Refraining from giving information on commercial options
Extreme 2: The doctor only provides information on treatment options that are approved and funded by the state and does not on his or her own initiative address treatment possibilities that require full self-payment.
An argument in favour of this line of action is that the doctor should provide the patient with information that benefits him or her, and which the patient has a real opportunity to make use of (Sections 1 and 2). Publicly funded treatment is available to all those who fulfil the medical criteria. Treatment that requires self-payment can only be of benefit if the principle of equal treatment is violated. If doctors are to take the principle of equal treatment seriously, irrespective of personal finances, they are in practice barred from offering or promoting treatment that depends on the ability to pay.

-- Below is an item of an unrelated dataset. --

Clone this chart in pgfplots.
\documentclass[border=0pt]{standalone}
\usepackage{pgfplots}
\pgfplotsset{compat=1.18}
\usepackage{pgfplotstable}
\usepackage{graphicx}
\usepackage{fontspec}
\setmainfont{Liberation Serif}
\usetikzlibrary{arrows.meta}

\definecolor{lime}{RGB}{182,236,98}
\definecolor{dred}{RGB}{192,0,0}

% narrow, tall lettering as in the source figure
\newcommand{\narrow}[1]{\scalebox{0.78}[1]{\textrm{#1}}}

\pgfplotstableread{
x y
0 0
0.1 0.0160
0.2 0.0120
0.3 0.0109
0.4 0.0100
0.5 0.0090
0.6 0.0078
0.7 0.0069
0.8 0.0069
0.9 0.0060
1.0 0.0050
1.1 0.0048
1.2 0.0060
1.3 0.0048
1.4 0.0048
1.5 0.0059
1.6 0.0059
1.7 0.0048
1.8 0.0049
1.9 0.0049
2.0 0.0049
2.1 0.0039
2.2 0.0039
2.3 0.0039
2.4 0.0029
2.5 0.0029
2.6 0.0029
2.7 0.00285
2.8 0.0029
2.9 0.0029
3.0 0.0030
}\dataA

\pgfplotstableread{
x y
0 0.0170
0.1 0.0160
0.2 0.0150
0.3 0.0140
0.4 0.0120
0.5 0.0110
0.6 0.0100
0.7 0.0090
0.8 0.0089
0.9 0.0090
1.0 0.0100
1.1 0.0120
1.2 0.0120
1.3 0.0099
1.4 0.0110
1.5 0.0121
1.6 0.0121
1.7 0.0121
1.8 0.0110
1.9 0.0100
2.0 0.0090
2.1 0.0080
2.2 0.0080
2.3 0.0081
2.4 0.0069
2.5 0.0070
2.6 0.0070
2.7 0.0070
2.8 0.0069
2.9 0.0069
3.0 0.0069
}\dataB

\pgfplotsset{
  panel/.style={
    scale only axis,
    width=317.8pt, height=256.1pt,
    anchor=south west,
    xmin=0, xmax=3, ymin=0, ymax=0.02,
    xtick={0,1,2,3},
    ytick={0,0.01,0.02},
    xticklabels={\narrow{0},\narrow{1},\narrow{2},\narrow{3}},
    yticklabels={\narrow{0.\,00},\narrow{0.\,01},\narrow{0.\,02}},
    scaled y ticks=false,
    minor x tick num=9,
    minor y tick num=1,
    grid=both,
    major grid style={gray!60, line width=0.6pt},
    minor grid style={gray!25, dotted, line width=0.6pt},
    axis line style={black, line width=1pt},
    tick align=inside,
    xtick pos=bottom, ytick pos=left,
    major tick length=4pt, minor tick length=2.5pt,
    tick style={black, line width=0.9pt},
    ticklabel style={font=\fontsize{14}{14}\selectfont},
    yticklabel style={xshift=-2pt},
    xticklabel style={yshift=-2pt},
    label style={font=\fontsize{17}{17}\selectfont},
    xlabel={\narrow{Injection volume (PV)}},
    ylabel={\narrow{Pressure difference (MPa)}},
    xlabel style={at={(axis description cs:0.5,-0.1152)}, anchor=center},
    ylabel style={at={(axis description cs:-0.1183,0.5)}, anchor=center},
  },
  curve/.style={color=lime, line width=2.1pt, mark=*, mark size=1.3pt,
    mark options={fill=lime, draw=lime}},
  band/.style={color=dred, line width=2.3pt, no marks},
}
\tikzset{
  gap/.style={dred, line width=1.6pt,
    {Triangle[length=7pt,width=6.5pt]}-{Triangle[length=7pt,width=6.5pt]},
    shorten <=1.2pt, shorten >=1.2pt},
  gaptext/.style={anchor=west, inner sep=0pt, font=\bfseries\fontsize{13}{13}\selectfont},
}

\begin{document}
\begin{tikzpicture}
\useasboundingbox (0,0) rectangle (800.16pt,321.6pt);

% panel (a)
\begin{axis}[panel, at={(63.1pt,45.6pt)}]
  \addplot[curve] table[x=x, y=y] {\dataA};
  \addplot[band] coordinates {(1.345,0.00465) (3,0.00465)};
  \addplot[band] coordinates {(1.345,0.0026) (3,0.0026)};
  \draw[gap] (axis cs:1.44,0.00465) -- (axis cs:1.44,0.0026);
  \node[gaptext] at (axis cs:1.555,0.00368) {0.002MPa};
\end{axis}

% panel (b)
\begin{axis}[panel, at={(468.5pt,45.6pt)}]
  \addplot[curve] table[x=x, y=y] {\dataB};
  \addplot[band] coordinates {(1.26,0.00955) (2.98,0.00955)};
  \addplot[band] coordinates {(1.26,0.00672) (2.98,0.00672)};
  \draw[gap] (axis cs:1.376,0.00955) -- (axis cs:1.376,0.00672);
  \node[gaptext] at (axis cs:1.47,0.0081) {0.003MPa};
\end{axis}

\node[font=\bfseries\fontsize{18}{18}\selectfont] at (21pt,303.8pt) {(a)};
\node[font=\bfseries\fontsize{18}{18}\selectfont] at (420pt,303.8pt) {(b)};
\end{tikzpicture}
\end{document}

Another argument is that theoretical information on private treatment options is a waste of time if the patient cannot afford to make use of it, and time is a scarce resource in the daily life of oncologists. Discussions on limitation of treatment at the final stage of oncological patient pathways might constitute a better use of this time. Some cancer patients suffer from overtreatment and delayed initiation of palliative care. It should be considered whether a focus on good palliative care at the end of life, with information on symptom relief and care provision by the next of kin as well as other important palliative measures, ought to be given priority over formalistic information on private treatment options.
A further point could be that in Norway, we have a system for assessing and prioritising the types of treatment that we can offer, and doctors employed in the public sector have a duty of loyalty barring them from actively promoting treatments that we have not (yet) found ourselves able to prioritise. Although individual oncologists may feel a strong responsibility for helping the patient sitting before them, they have an equally great responsibility for all the patients in the waiting room and all those who are waiting for an appointment (Sections 1, 12 and the principles of fairness and equal treatment).

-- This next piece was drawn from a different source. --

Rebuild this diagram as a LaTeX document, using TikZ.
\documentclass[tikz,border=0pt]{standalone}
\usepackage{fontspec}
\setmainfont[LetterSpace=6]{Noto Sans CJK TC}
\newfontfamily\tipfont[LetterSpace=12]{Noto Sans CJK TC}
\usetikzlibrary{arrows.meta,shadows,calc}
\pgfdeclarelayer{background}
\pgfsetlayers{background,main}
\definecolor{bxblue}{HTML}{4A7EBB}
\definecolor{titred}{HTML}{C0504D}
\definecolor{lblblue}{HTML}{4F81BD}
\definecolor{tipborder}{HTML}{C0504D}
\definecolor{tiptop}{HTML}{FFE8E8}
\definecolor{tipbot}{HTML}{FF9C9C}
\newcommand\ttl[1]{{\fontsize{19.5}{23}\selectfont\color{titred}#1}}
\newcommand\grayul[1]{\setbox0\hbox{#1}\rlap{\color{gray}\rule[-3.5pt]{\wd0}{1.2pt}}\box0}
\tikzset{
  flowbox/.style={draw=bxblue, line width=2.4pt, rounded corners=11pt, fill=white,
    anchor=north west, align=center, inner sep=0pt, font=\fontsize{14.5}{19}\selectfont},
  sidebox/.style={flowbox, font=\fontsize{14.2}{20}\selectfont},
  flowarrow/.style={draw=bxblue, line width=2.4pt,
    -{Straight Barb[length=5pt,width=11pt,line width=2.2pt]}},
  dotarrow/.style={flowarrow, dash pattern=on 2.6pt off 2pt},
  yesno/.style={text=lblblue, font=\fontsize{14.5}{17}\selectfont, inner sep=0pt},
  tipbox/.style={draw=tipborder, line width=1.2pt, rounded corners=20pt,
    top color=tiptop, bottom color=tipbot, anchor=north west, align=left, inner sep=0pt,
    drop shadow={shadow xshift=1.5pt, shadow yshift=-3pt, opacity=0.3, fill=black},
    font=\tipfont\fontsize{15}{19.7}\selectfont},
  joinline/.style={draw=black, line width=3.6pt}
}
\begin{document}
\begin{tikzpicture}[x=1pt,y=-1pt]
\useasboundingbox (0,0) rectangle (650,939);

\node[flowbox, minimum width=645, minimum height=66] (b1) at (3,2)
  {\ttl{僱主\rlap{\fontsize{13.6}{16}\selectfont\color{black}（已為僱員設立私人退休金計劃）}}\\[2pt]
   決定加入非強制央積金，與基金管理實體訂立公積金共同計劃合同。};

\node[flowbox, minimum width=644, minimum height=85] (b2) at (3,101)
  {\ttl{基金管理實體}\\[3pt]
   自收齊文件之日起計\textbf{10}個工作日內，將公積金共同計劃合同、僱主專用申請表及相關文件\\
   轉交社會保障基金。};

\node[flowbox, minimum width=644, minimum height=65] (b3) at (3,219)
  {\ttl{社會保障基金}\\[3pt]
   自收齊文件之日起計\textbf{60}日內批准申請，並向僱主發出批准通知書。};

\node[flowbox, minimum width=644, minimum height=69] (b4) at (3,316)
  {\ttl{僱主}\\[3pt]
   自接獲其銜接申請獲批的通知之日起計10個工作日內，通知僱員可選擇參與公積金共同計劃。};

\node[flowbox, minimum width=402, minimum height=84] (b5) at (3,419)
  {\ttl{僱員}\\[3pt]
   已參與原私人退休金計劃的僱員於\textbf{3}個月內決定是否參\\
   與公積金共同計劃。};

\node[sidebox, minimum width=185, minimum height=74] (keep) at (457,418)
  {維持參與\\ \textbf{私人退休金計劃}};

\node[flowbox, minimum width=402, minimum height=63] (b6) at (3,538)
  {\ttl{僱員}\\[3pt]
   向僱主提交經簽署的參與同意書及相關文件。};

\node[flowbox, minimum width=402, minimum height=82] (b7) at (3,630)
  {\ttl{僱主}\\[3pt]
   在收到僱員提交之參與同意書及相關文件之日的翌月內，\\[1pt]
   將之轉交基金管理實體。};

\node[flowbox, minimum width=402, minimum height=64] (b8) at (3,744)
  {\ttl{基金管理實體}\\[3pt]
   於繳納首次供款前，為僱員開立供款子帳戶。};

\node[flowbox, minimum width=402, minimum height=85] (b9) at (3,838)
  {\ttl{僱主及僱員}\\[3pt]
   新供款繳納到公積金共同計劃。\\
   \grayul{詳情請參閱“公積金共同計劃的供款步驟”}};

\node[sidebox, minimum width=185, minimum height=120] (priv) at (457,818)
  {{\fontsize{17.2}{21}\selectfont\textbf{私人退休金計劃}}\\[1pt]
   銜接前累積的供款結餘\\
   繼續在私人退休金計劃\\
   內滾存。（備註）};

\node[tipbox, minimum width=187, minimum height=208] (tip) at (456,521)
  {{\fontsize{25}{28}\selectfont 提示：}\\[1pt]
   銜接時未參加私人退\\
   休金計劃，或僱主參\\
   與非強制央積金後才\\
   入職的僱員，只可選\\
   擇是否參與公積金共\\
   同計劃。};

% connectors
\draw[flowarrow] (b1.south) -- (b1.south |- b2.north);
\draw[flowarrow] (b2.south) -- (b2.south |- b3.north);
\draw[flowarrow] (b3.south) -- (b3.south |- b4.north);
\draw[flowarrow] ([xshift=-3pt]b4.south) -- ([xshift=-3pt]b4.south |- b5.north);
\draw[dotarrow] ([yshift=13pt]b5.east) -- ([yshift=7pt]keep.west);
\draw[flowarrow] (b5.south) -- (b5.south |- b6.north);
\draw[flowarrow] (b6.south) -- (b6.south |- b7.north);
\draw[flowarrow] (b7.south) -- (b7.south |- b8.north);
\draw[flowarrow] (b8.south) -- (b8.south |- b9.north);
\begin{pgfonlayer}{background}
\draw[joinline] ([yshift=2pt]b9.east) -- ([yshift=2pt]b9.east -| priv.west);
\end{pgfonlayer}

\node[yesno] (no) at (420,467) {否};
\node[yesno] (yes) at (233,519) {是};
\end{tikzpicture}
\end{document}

However, there are also arguments that speak against restricting information to the options available in the public health services: Section 3 says that 'a patient is entitled to information on his or her condition and treatment [...]. The patient shall be informed to the extent he or she wishes. Information which may be thought to be particularly difficult to bear, shall be given with caution'.
On this basis it can be argued that all information on treatment shall be communicated to the patient, including information on commercial treatment, even though it might constitute a burden for patients to be aware of a treatment that they cannot afford. On the other hand, information shall be provided 'to the extent that the patient wishes'. One therefore cannot firmly adhere to Extreme 2 if the patient on his or her own initiative expresses a wish for information on commercial options.